I'm looking for some ideas for version control in Confluence.
Our situation is this: We are using Confluence for our customer-facing documentation. We plan to make our site available to anonymous users (our clients) but want to use the comments section on the page for internal review by named users without having those comments visible to the anonymous users. We've not found a way to do this in Confluence. We've tried Scroll Versions, but it is very buggy and crashes other parts of Confluence. I am not sure the functionality we need exists there, either.
We thought we had solved the problem with separate "draft" and "production" spaces, but links and images don't play well when moved from one space to another and Atlassian has said that this is "expected behavior."

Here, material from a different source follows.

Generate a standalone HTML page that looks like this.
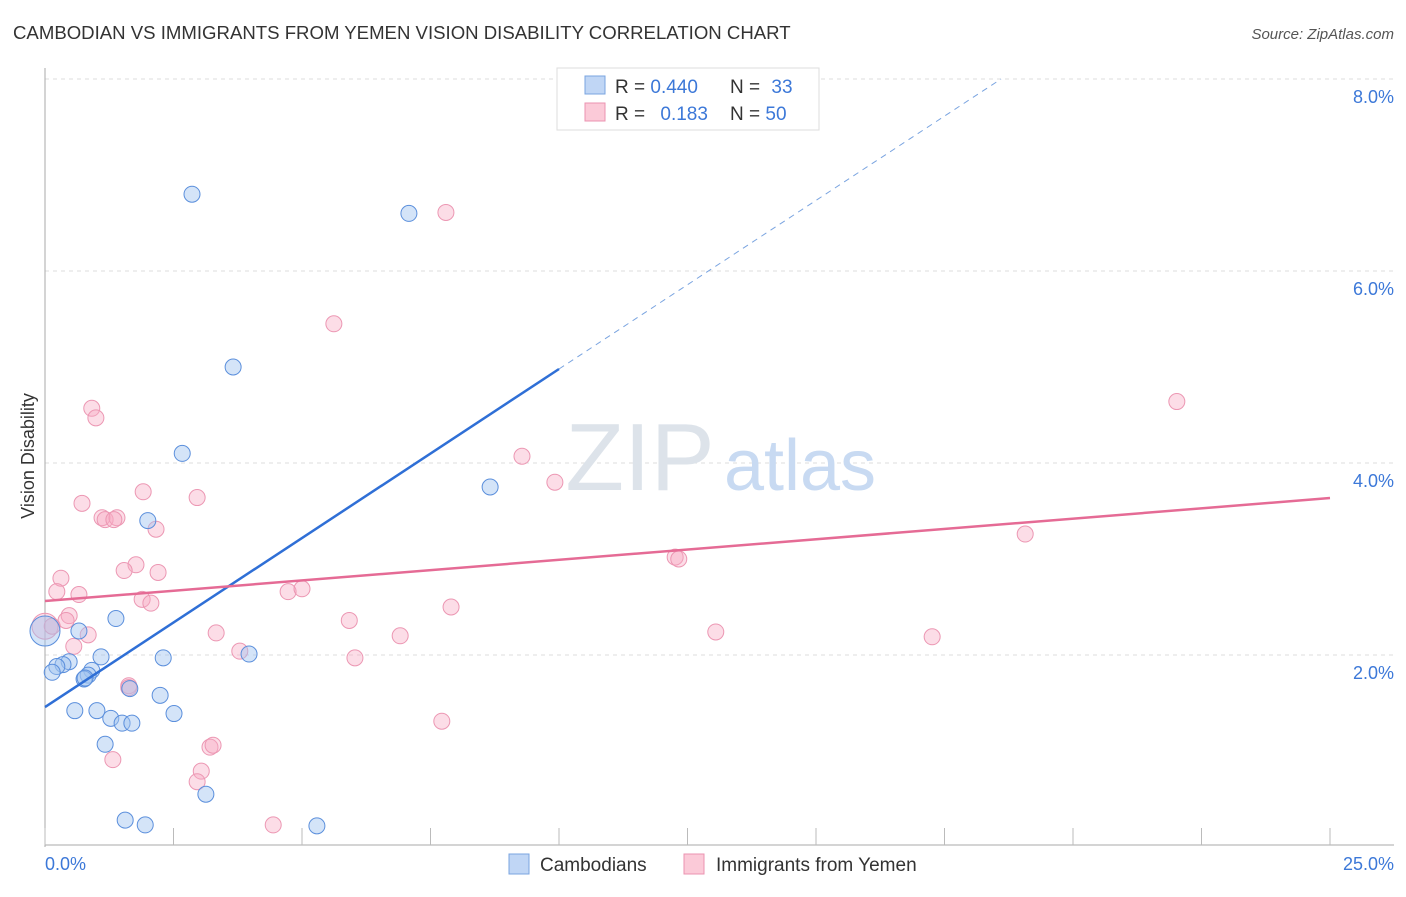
<!DOCTYPE html>
<html><head><meta charset="utf-8">
<style>
body{margin:0;background:#fff;font-family:"Liberation Sans",sans-serif;}
svg text{font-family:"Liberation Sans",sans-serif;}
</style></head>
<body>
<svg width="1406" height="892" xmlns="http://www.w3.org/2000/svg">
<text x="13" y="39" font-size="18.6" fill="#333">CAMBODIAN VS IMMIGRANTS FROM YEMEN VISION DISABILITY CORRELATION CHART</text>
<text x="1394" y="39" font-size="15" fill="#555" font-style="italic" text-anchor="end">Source: ZipAtlas.com</text>
<g id="grid"></g>
<text x="640" y="490" font-size="96" fill="#dde3ea" font-family="Liberation Serif" text-anchor="middle">ZIP</text>
<text x="800" y="490" font-size="72" fill="#c8daf2" text-anchor="middle">atlas</text>
<g id="marks"></g>
<text transform="translate(34,456) rotate(-90)" font-size="18" fill="#333" text-anchor="middle">Vision Disability</text>
<text x="45" y="870" font-size="18" fill="#3c78d8">0.0%</text>
<text x="1394" y="870" font-size="18" fill="#3c78d8" text-anchor="end">25.0%</text>
<g>
<rect x="557" y="68" width="262" height="62" fill="#fff" stroke="#ddd"/>
<rect x="585" y="76" width="20" height="18" fill="#c0d6f5" stroke="#7aa4e0"/>
<rect x="585" y="103" width="20" height="18" fill="#fbcad8" stroke="#eb93b0"/>
<text x="615" y="93" font-size="19" fill="#333">R = <tspan fill="#3c78d8">0.440</tspan></text>
<text x="730" y="93" font-size="19" fill="#333">N = <tspan fill="#3c78d8" dx="6">33</tspan></text>
<text x="615" y="120" font-size="19" fill="#333">R = <tspan fill="#3c78d8" dx="10">0.183</tspan></text>
<text x="730" y="120" font-size="19" fill="#333">N = <tspan fill="#3c78d8">50</tspan></text>
</g>
<g>
<rect x="509" y="854" width="20" height="20" fill="#c0d6f5" stroke="#7aa4e0"/>
<text x="540" y="871" font-size="19" fill="#333">Cambodians</text>
<rect x="684" y="854" width="20" height="20" fill="#fbcad8" stroke="#eb93b0"/>
<text x="716" y="871" font-size="19" fill="#333">Immigrants from Yemen</text>
</g>
</svg>
<script>
const yTicks=[2,4,6,8];
const yTickLabels=["2.0%","4.0%","6.0%","8.0%"];
const xTicks=[0,2.5,5,7.5,10,12.5,15,17.5,20,22.5,25];
const camX=[2.86,7.08,3.66,2.67,8.66,2.00,1.38,0.66,0,1.09,2.30,3.97,0.47,0.35,0.23,0.14,0.91,0.84,0.76,0.58,1.01,1.28,1.50,1.69,2.24,2.51,1.65,1.17,3.13,1.56,1.95,5.29,0.78];
const camY=[6.80,6.60,5.00,4.10,3.75,3.40,2.38,2.25,2.25,1.98,1.97,2.01,1.93,1.90,1.88,1.82,1.84,1.79,1.75,1.42,1.42,1.34,1.29,1.29,1.58,1.39,1.65,1.07,0.55,0.28,0.23,0.22,1.76];
const yemX=[7.80,5.62,22.02,0.91,0.99,9.28,9.92,1.91,2.96,0.72,1.11,1.17,1.40,1.34,2.16,1.77,1.54,2.20,0.31,0.23,0.66,12.26,12.33,19.07,1.89,2.06,4.73,5.00,7.90,5.92,0.47,0.41,0,0.14,0.84,3.33,6.91,13.05,17.26,0.56,3.79,6.03,1.63,1.63,7.72,3.21,3.27,1.32,3.04,2.96,4.44];
const yemY=[6.61,5.45,4.64,4.57,4.47,4.07,3.80,3.70,3.64,3.58,3.43,3.41,3.43,3.41,3.31,2.94,2.88,2.86,2.80,2.66,2.63,3.02,3.00,3.26,2.58,2.54,2.66,2.69,2.50,2.36,2.41,2.36,2.30,2.30,2.21,2.23,2.20,2.24,2.19,2.09,2.04,1.97,1.68,1.66,1.31,1.04,1.06,0.91,0.79,0.68,0.23];
const camTrend=[[0,1.458],[10,4.979]];
const camTrendExt=[[10,4.979],[18.6,8.0]];
const yemTrend=[[0,2.562],[25,3.635]];

const X=v=>45+v/25*1285;
const Y=v=>847-v*96;
const NS="http://www.w3.org/2000/svg";
const grid=document.getElementById('grid');
const marks=document.getElementById('marks');
function mk(tag,attrs,parent){const e=document.createElementNS(NS,tag);for(const k in attrs)e.setAttribute(k,attrs[k]);parent.appendChild(e);return e;}
yTicks.forEach((t,i)=>{
  const l=mk('line',{x1:45,x2:1394,y1:Y(t),y2:Y(t),stroke:'#ddd','stroke-dasharray':'4,4'},grid);
  
  
  const tx=mk('text',{x:1394,y:Y(t)+24,'font-size':18,fill:'#3c78d8','text-anchor':'end'},grid);
  tx.textContent=yTickLabels[i];
  
  
});
const ax=mk('line',{x1:45,x2:45,y1:68,y2:847,stroke:'#aaa'},grid);


const bx=mk('line',{x1:45,x2:1394,y1:845,y2:845,stroke:'#aaa'},grid);


xTicks.forEach(t=>{
  const l=mk('line',{x1:X(t),x2:X(t),y1:828,y2:845,stroke:'#bbb'},grid);
  
  
});
yemX.forEach((x,i)=>{
  const c=mk('circle',{cx:X(x),cy:Y(yemY[i]),r:(x===0?13:8),fill:'rgba(248,170,195,0.4)',stroke:'#ec97b3','stroke-width':1},marks);
  
  
});
camX.forEach((x,i)=>{
  const c=mk('circle',{cx:X(x),cy:Y(camY[i]),r:(x===0?15:8),fill:'rgba(160,195,240,0.45)',stroke:'#5b8fdc','stroke-width':1},marks);
  
  
});
const l1=mk('line',{x1:X(camTrend[0][0]),y1:Y(camTrend[0][1]),x2:X(camTrend[1][0]),y2:Y(camTrend[1][1]),stroke:'#2f6fd6','stroke-width':2.5},marks);


const l2=mk('line',{x1:X(camTrendExt[0][0]),y1:Y(camTrendExt[0][1]),x2:X(camTrendExt[1][0]),y2:Y(camTrendExt[1][1]),stroke:'#7aa4e0','stroke-width':1,'stroke-dasharray':'6,5'},marks);


const l3=mk('line',{x1:X(yemTrend[0][0]),y1:Y(yemTrend[0][1]),x2:X(yemTrend[1][0]),y2:Y(yemTrend[1][1]),stroke:'#e56b95','stroke-width':2.5},marks);


</script>
</body></html>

I am wondering how everyone else handles version control and, in particular, retention of comments that accompany a page review.
TIA!
Atlassian sent an email asking me to either accept an answer (there are none, unless you count not using Confluence as an answer), edit my question (not applicable) or close my question. I see no mechanism for closing the question so if TPTB would like to do so, please do.
Q: Elise writes, " ... I am wondering how everyone else handles version control and, in particular, retention of comments that accompany a page review..."
A: I'd suggest migrating to Microsoft Sharepoint.
This tool is a *combination* of both (a) A Wiki and (b) A Document Managment System (DMS).
A D.M.S. will, intrinsically, handle the Use Case you describe. Good luck and best wishes.